FRANCISCO DE ASSIS E O SULTÃO - 7




CORAÇÃO PREPARADO PARA DIALOGAR


Na história desses oito séculos do Encontro de Francisco com Al-Malik Al-Khamil, temos um outro personagem, Salah-al-Din Yusuf (1138-1193), conhecido como o grande Sultão Saladino. Ele foi cantado nas trovas dos poetas e trovadores medievais, por ter um espírito cavalheiresco. Mesmo sendo julgado violento pela ideologia anti-islâmica, foi reconhecido como um sultão sem ódio e capaz de dialogar. Algumas famílias deram aos seus filhos o seu nome. Era um homem de fé, queria escrever sobre Deus, mas a família o convenceu a tomar armas e ser um estrategista da guerra.

Durante o longo cerco de Acre (28/08/1189 a 11/07/1191), os cristãos aprenderam a admirar a sua personalidade. Era muito despojado e inimigo da ambição. Tratava os cruzados com cortesia dentro das normas militares. Permitiu, depois da terceira Cruzada que os peregrinos pudessem chegar aos lugares santos sem serem molestados. Era capaz também de chamar atenção de reis e prelados cristãos sobre os abusos dos seus comandantes durante as batalhas.

Al-Malik Al-Khamil era sobrinho de Saladino e governava o Egito. Esteve com seu pai, Al-Malik Al-Adil, no campo de batalha em Acre. Al-Khamil herdou de Saladino a fineza e a abertura.  Al-Khamil estudou o pensamento de Ibn Rushd (1126-1198), conhecido como o filósofo Averrois, e também o pensamento de Moisés Maimonide, nascido em 1135. Seguiu também os ensinamentos dos sufis, mestres místicos do mundo islâmico. Queria destacar aqui um destes Mestres sufi, Ibn al Faridh (1181-1235), um verdadeiro canto do Amor, e que no curso de uma peregrinação a Mecca, nos deixou este texto de uma profunda busca de Deus:

“Sou solidário com cada coração que é tomado de amor. Com cada língua que canta o amor... Quem vive do amor por Ele terá um ligar entre os apaixonados e subirá aos supremos degraus. Não conheço a saudade e a tristeza enquanto Ele está comigo, porque somos, Ele e eu, a minha mente e a minha paz. A minha casa somente é a minha casa quando ali habita o meu Amigo; quando o vejo chegar eu me lanço como quem tem força para ultrapassar as colinas de areias finas. Feliz é a caravana, se em nosso meio Tu estás, e poderás caminhar noite adentro graças a Luz que emana de Ti (...)

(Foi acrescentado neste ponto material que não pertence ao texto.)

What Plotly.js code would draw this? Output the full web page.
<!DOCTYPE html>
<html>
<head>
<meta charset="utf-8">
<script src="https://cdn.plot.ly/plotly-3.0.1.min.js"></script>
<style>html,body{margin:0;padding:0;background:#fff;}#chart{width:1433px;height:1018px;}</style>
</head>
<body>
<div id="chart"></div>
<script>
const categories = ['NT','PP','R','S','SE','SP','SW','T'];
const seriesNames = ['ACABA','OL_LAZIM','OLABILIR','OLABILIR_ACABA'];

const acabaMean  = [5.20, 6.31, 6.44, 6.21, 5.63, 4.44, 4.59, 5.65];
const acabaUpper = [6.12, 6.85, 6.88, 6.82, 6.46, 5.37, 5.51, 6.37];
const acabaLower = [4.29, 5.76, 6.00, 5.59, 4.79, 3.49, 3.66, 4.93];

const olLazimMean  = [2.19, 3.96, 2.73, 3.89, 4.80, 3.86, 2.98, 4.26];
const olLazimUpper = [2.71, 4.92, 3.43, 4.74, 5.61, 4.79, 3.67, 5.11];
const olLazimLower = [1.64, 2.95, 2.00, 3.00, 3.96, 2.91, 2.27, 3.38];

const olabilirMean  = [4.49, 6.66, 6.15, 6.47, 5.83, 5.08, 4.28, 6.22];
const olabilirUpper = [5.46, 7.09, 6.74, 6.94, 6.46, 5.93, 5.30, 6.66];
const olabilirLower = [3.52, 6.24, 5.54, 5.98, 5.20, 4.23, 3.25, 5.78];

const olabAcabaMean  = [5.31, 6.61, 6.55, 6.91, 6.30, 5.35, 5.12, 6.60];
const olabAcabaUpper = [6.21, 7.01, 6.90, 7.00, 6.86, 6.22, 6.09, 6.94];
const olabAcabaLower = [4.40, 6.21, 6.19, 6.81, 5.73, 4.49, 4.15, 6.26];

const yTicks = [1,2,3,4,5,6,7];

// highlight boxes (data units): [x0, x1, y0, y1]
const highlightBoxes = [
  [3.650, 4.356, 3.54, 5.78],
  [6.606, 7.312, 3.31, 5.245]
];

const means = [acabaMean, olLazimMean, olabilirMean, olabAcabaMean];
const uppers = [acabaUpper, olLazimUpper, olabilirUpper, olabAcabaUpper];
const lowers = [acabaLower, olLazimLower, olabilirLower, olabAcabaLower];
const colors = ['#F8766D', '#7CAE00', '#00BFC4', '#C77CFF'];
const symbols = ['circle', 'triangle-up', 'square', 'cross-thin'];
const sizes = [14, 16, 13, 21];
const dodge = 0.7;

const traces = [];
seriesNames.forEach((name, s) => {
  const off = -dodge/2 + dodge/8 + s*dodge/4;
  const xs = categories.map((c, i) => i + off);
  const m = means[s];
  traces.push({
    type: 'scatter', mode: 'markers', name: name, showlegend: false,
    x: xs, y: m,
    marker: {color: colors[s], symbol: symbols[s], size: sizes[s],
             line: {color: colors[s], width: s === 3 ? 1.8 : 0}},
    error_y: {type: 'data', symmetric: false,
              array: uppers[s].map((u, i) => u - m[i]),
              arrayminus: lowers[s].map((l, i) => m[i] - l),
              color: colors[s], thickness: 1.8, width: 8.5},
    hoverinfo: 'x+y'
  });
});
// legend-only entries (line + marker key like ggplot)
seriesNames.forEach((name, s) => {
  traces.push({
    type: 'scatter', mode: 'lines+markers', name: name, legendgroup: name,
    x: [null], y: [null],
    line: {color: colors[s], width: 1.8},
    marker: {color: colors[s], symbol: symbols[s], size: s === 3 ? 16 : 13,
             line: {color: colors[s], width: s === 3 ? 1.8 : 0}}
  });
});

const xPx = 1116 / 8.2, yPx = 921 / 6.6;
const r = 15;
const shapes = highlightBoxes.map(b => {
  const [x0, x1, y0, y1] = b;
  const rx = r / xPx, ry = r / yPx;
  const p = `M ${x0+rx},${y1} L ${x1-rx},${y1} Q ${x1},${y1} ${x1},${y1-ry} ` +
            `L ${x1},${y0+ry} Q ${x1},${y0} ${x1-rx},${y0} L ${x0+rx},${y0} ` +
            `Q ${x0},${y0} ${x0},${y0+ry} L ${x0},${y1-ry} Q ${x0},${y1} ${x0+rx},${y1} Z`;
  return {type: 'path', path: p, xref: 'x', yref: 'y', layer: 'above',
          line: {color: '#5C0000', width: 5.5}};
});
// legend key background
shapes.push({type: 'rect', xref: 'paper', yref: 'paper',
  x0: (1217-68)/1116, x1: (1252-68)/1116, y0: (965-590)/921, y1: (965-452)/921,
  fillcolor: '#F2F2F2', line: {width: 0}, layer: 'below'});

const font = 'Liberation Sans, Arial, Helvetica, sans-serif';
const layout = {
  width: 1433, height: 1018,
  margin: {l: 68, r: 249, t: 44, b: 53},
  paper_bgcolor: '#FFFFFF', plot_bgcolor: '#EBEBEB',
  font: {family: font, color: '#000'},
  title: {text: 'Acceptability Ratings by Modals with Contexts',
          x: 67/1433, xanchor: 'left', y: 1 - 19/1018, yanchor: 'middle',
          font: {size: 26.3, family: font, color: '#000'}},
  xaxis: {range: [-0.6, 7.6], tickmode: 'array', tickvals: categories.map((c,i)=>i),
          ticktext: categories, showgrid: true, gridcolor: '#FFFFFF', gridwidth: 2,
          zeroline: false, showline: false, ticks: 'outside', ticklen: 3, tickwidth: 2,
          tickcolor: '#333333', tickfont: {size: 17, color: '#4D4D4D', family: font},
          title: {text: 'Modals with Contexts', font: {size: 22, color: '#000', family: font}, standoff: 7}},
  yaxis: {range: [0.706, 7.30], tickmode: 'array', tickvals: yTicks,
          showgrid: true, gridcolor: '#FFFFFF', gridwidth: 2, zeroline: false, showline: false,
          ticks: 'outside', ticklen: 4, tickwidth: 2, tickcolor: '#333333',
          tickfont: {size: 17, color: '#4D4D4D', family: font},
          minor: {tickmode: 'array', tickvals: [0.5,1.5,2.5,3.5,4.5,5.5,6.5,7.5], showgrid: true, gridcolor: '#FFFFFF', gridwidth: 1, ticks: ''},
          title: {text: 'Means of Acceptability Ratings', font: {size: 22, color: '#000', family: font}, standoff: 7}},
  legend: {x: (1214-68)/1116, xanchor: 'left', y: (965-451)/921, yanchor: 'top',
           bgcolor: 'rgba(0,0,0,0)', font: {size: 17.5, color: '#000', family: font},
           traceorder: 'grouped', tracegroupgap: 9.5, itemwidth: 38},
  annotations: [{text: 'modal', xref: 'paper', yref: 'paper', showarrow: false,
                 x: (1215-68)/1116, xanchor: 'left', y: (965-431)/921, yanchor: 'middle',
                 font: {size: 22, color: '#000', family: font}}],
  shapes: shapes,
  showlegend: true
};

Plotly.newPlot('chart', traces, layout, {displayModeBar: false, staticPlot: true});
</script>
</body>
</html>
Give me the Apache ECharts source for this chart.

Oh, como cresce o meu angustiante excesso de amor porTi! Tem piedade das vísceras que se consomem ao Teu fogo. Por favor, quando Te peço de poder ver-Te realmente, não responda para mim:” Não me verás jamais”. Coração meu, me prometeste suportar com coragem o amor. Em guarda! Não seja impaciente, não Te deixarei ir: o amor é por toda a vida. Tu não morrerás, mesmo se morrer é o Teu destino e a Tua justificação” (Demerghen E., Les plus beaux textes árabes, La Colombe, Paris, 1951, p. 273-274,278).

Quando foi ao encontro do Sultão, Francisco de Assis encontrou lá no outro lado, não infiéis, mas sim Al-Malik  Al-Khamil, e certamente outros que tinham um coração preparado para dialogar no amor a um mesmo Amor. Como diz o grande poeta e místico Rumi: “Quanto entre o Amante e o Amado existe apenas um véu sutilíssimo, como não desejar que a luz de uma a Luz?”